The great rotation is underway. Across trading platforms and pre-IPO marketplaces, retail investors are selling their cryptocurrency holdings to fund purchases of SpaceX shares ahead of the company's anticipated public offering. The pattern, visible in both blockchain data and brokerage flows, represents the latest chapter in retail investing's perpetual search for the next big thing.
The mechanics of musical chairs
Pre-IPO platforms are reporting unprecedented demand for SpaceX allocations, with some selling out their available inventory in under an hour. The buyers aren't traditional accredited investors or family offices — they're the same retail traders who poured into bitcoin during its various rallies over the past several years. The timing is particularly notable: bitcoin has fallen below key psychological levels just as SpaceX IPO speculation reaches fever pitch.
The mechanics are straightforward.

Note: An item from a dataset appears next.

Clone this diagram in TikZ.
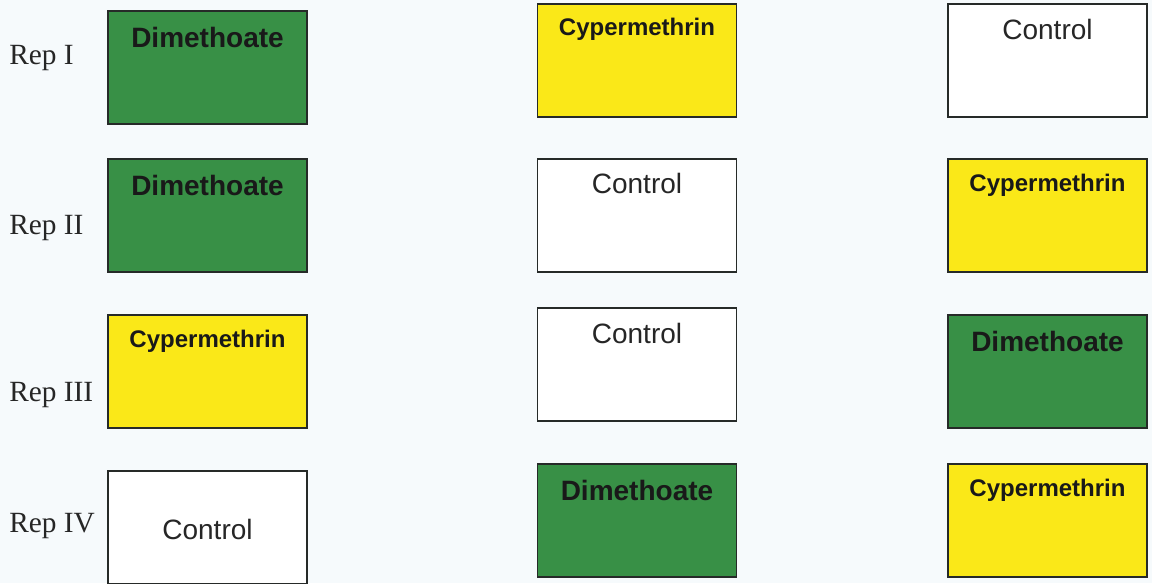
\documentclass[tikz,border=0pt]{standalone}
\usepackage{fontspec}
\setmainfont{Liberation Serif}
\newfontfamily\arialfont{Liberation Sans}

\definecolor{dimgreen}{RGB}{56,144,70}
\definecolor{cypyellow}{RGB}{250,232,24}
\definecolor{rahmen}{RGB}{38,42,40}
\definecolor{papier}{RGB}{246,250,252}

\tikzset{
  feld/.style={draw=rahmen, line width=1.1pt, minimum width=149.25pt, minimum height=84.75pt, inner sep=0pt},
  dimfeld/.style={feld, fill=dimgreen},
  cypfeld/.style={feld, fill=cypyellow},
  kontrollfeld/.style={feld, fill=white},
  dimtext/.style={anchor=base, text=black!90, font=\arialfont\bfseries\fontsize{21}{21}\selectfont},
  cyptext/.style={anchor=base, text=black!90, font=\arialfont\bfseries\fontsize{18}{18}\selectfont},
  kontrolltext/.style={anchor=base, text=black!85, font=\arialfont\fontsize{21}{21}\selectfont},
  reptext/.style={anchor=base west, inner sep=0pt, text=black!85, font=\fontsize{22}{22}\selectfont}
}

\begin{document}
\begin{tikzpicture}[x=0.75pt, y=-0.75pt]
        % Hintergrund
        \path[use as bounding box, fill=papier] (0,0) rectangle (1152,583);

        % Wiederholungen
        \node[reptext] (rep1) at (9,64) {Rep I};
        \node[reptext] (rep2) at (9,234) {Rep II};
        \node[reptext] (rep3) at (9,401) {Rep III};
        \node[reptext] (rep4) at (9,532) {Rep IV};

        % Rep I
        \node[dimfeld] (a1) at (207.5,67.5) {};
        \node[dimtext] (ta1) at ([yshift=-27.75pt]a1.north) {Dimethoate};
        \node[cypfeld] (b1) at (637,60.5) {};
        \node[cyptext] (tb1) at ([yshift=-24pt]b1.north) {Cypermethrin};
        \node[kontrollfeld] (c1) at (1047.5,60.5) {};
        \node[kontrolltext] (tc1) at ([yshift=-27pt]c1.north) {Control};

        % Rep II
        \node[dimfeld] (a2) at (207.5,215.5) {};
        \node[dimtext] (ta2) at ([yshift=-27.75pt]a2.north) {Dimethoate};
        \node[kontrollfeld] (b2) at (637,215.5) {};
        \node[kontrolltext] (tb2) at ([yshift=-26.25pt]b2.north) {Control};
        \node[cypfeld] (c2) at (1047.5,215.5) {};
        \node[cyptext] (tc2) at ([yshift=-24.75pt]c2.north) {Cypermethrin};

        % Rep III
        \node[cypfeld] (a3) at (207.5,371.5) {};
        \node[cyptext] (ta3) at ([yshift=-24.75pt]a3.north) {Cypermethrin};
        \node[kontrollfeld] (b3) at (637,364.5) {};
        \node[kontrolltext] (tb3) at ([yshift=-27pt]b3.north) {Control};
        \node[dimfeld] (c3) at (1047.5,371.5) {};
        \node[dimtext] (tc3) at ([yshift=-27.75pt]c3.north) {Dimethoate};

        % Rep IV
        \node[kontrollfeld] (a4) at (207.5,527.5) {};
        \node[kontrolltext] (ta4) at ([yshift=-51.75pt]a4.north) {Control};
        \node[dimfeld] (b4) at (637,520.5) {};
        \node[dimtext] (tb4) at ([yshift=-27.75pt]b4.north) {Dimethoate};
        \node[cypfeld] (c4) at (1047.5,520.5) {};
        \node[cyptext] (tc4) at ([yshift=-24.75pt]c4.north) {Cypermethrin};

    \end{tikzpicture}
\end{document}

Platforms offering pre-IPO access require minimum investments typically ranging from tens to hundreds of thousands of dollars. For many retail investors, their cryptocurrency holdings represent their largest liquid pool of capital. The math becomes simple: sell the bitcoin, buy the SpaceX allocation, hope for a first-day pop.
Why this rotation matters
This isn't just another speculative bubble shifting from one asset to another. The movement from bitcoin to SpaceX shares represents a fundamental shift in how retail investors view risk and opportunity. Cryptocurrency, once positioned as the ultimate disruptive investment, is being treated as merely another stepping stone toward the next potential windfall.

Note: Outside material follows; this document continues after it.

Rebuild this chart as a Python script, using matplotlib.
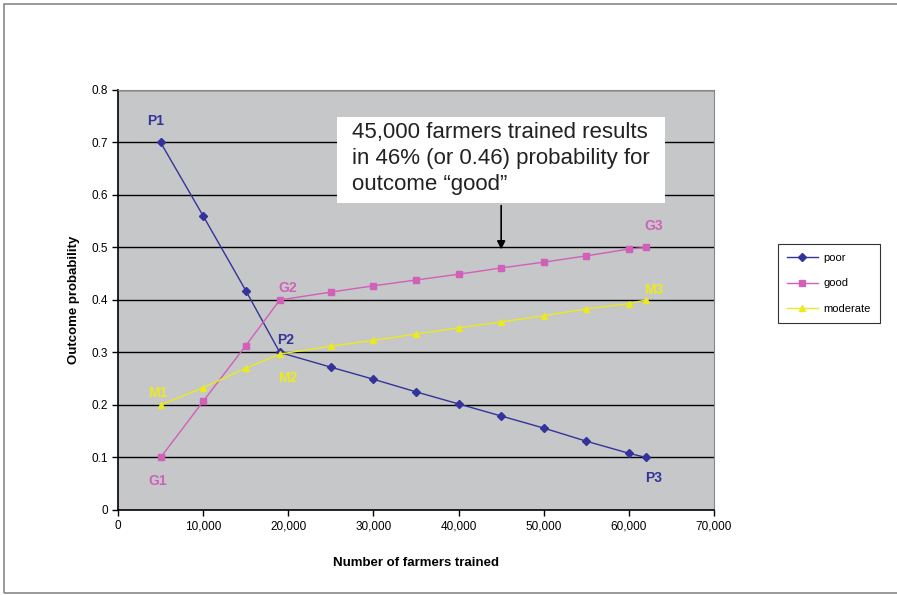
import matplotlib
matplotlib.use("Agg")
import matplotlib.pyplot as plt
from matplotlib.patches import Rectangle

farmers = [5000, 10000, 15000, 19000, 25000, 30000, 35000, 40000, 45000, 50000, 55000, 60000, 62000]
poor = [0.70, 0.56, 0.418, 0.30, 0.272, 0.249, 0.225, 0.202, 0.179, 0.156, 0.131, 0.108, 0.10]
good = [0.10, 0.207, 0.313, 0.40, 0.415, 0.427, 0.438, 0.449, 0.461, 0.472, 0.484, 0.497, 0.50]
moderate = [0.20, 0.233, 0.270, 0.297, 0.312, 0.323, 0.335, 0.347, 0.358, 0.370, 0.383, 0.393, 0.40]

xticks = [0, 10000, 20000, 30000, 40000, 50000, 60000, 70000]
xticklabels = ["0", "10,000", "20,000", "30,000", "40,000", "50,000", "60,000", "70,000"]
yticks = [0, 0.1, 0.2, 0.3, 0.4, 0.5, 0.6, 0.7, 0.8]
yticklabels = ["0", "0.1", "0.2", "0.3", "0.4", "0.5", "0.6", "0.7", "0.8"]

# point labels: (text, x, y, series)
point_labels = [
    ("P1", 5000, 0.70, "poor"), ("P2", 19000, 0.30, "poor"), ("P3", 62000, 0.10, "poor"),
    ("G1", 5000, 0.10, "good"), ("G2", 19000, 0.40, "good"), ("G3", 62000, 0.50, "good"),
    ("M1", 5000, 0.20, "moderate"), ("M2", 19000, 0.297, "moderate"), ("M3", 62000, 0.40, "moderate"),
]

annotation_text = "45,000 farmers trained results\nin 46% (or 0.46) probability for\noutcome \u201cgood\u201d"
annotation_x = 45000
annotation_target = 0.461

c_poor = "#33339a"
c_good = "#d060b8"
c_mod = "#eaea20"
colors = {"poor": c_poor, "good": c_good, "moderate": c_mod}

plt.rcParams["font.family"] = ["Liberation Sans", "DejaVu Sans"]

fig = plt.figure(figsize=(8.97, 5.95), dpi=100)
fig.patch.set_facecolor("white")
# outer frame
fig.add_artist(Rectangle((0.004, 0.004), 1.2, 0.99, transform=fig.transFigure,
                         fill=False, edgecolor="#888888", linewidth=1.2))

ax = fig.add_axes([0.1316, 0.1429, 0.6644, 0.7059])
ax.set_facecolor("#c6c7c9")
ax.set_xlim(0, 70000)
ax.set_ylim(0, 0.8)
for y in yticks[1:]:
    ax.axhline(y, color="black", linewidth=1.0, zorder=1)

ax.plot(farmers, poor, color=c_poor, marker="D", markersize=4.5, linewidth=1.0, label="poor", zorder=3)
ax.plot(farmers, good, color=c_good, marker="s", markersize=5, linewidth=1.0, label="good", zorder=3)
ax.plot(farmers, moderate, color=c_mod, marker="^", markersize=5, linewidth=1.0, label="moderate", zorder=3)

offsets = {
    "P1": (-600, 0.04), "P2": (700, 0.023), "P3": (900, -0.04),
    "G1": (-300, -0.045), "G2": (900, 0.022), "G3": (900, 0.04),
    "M1": (-300, 0.022), "M2": (900, -0.045), "M3": (900, 0.019),
}
for t, x, y, s in point_labels:
    dx, dy = offsets[t]
    ax.text(x + dx, y + dy, t, color=colors[s], fontsize=10, fontweight="bold",
            ha="center", va="center", zorder=4)

ax.set_xticks(xticks)
ax.set_xticklabels(xticklabels, fontsize=8.5)
ax.set_yticks(yticks)
ax.set_yticklabels(yticklabels, fontsize=8.5)
ax.tick_params(direction="out", length=4, width=1, colors="black")
for side in ["left", "bottom"]:
    ax.spines[side].set_color("black")
    ax.spines[side].set_linewidth(1.2)
for side in ["top", "right"]:
    ax.spines[side].set_color("#888888")
    ax.spines[side].set_linewidth(0.8)

ax.set_xlabel("Number of farmers trained", fontsize=9.5, fontweight="bold", labelpad=18)
ax.set_ylabel("Outcome probability", fontsize=9.5, fontweight="bold", labelpad=8)

# annotation box
ax.add_patch(Rectangle((0.367, 0.731), 0.551, 0.205, transform=ax.transAxes,
                       facecolor="white", edgecolor="none", zorder=5))
ax.text(0.392, 0.924, annotation_text, transform=ax.transAxes, fontsize=16,
        ha="left", va="top", linespacing=1.33, color="#222222", zorder=6)
ax.annotate("", xy=(annotation_x, annotation_target + 0.03), xytext=(annotation_x, 0.585),
            arrowprops=dict(arrowstyle="-|>", color="black", lw=1.2, mutation_scale=12), zorder=5)

leg = fig.legend(loc="upper left", bbox_to_anchor=(0.867, 0.590), frameon=True,
                 prop={"size": 8}, handlelength=2.8, handletextpad=0.5,
                 borderpad=0.8, labelspacing=1.4, fancybox=False, borderaxespad=0)
leg.get_frame().set_edgecolor("black")
leg.get_frame().set_linewidth(0.8)

fig.savefig("out.png", dpi=100)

The pattern also reveals the maturation — or perhaps the institutionalization — of retail speculation. Where previous generations might have sold stocks to buy lottery tickets, today's retail investors are selling one highly speculative asset to buy another, all while using sophisticated platforms that would have been inaccessible to them just a few years ago.
Our take
The bitcoin-to-SpaceX rotation is retail investing at its most revealing. These aren't investors moving from speculation to safety, or even from one thesis to another. They're simply chasing momentum, treating both assets as lottery tickets with different expiration dates. The real winners, as always, are the platforms facilitating these trades — collecting fees on both the crypto sales and the pre-IPO allocations. When the music stops this time, we'll likely see the same pattern repeat with whatever shiny object captures retail attention next.